Stylistic change has always fascinated art historians and it is often difficult to pinpoint the precise moment when change occurs.
However, this is not the case with the birth of Art Nouveau in Poland, known as modernizm or Młoda Polska ‘Young Poland’. The eruption of Young Poland took place when a painting entitled Szał (Frenzy) by the Warsaw artist Władysław Podkowiński was exhibited in the city’s Zachęta gallery on 18 March 1894.
The monumental composition of Frenzy depicts a naked woman seating on an agitated black horse, clinging onto its neck as the animal bares its teeth and flares its nostrils. Her eyes are shut and her abundant hair blends with the horse's mane.
The painting’s display was met with an atmosphere of scandal and sensation, lending it public notoriety. On the first day of the exhibition, a thousand people saw it; in the first month, twelve thousand. The painting itself was a scandal but the artist himself decided to end its exhibition with one more.
On the morning of 23 April 1894, Podkowiński entered the Zachęta gallery, asked for a ladder and, in front of stunned gallery visitors, slashed the painting with a knife.
Later accounts differ in their portrayal of Podkowiński‘s mood: some say that he was entirely calm, whilst others say he was "possessed by a demon of destruction".
This dramatic event took place less than a year before the artist’s death at the age of just 28. In addition to its lurid subject matter, contemporary gossip whispered that Frenzy that it referred to Podkowiński's romance with one of Warsaw’s aristocratic ladies, despite a firm denial from the parties concerned.

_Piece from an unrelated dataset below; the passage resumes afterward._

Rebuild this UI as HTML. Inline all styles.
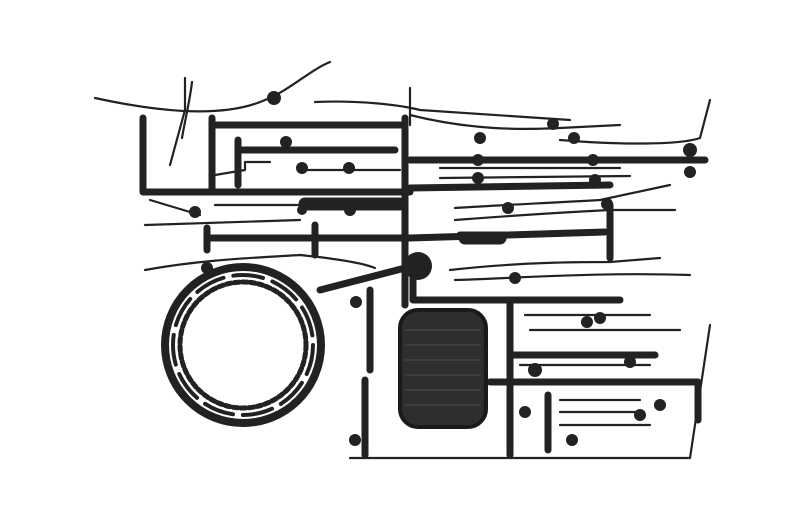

The painting's exhibition developed into a media event, particularly after Podkowiński gave interviews to the press describing his emotions when he slashed the the painting. One might speculate that this sequence of events had in fact been set up deliberately. The idea of artistic scandal would surely not have been unfamiliar to Podkowiński, whose earlier work such as Ladies at Billiards and The Dance of Skeletons had flirted with controversial subjects.
Contemporary coverage in the Warsaw Courier, 1894. University of Warsaw Library.
The scandal surrounding Frenzy obscured important aspects of the painting, such as its link to iconographic tradition going back to the Middle Ages. Unusual as it was, Frenzy was not without parallels elsewhere in the arts. Its proto-expressionist character was very much in tune with contemporary developments in Polish literature and poetry.
A group of Polish writers later called ‘Without Doctrine’, in reference to Henryk Sienkiewicz’s book Without Dogma, began, in tune with rising interest in neurosis in America and Europe, to explore the domain of unbalanced emotional life. A fascination with neurotic states is visible in many other works and themes of decadence were emerging in the work of Polish poets such as Lange, Przesmycki, Kasprowicz and others. A Warsaw art critic, discussing Podkowiński’s earlier Impressionist works, called Impressionism "decadent colourism", thereby making a connection to literature.
It’s no wonder that the exhibition of Frenzy became such a turning point in Polish art.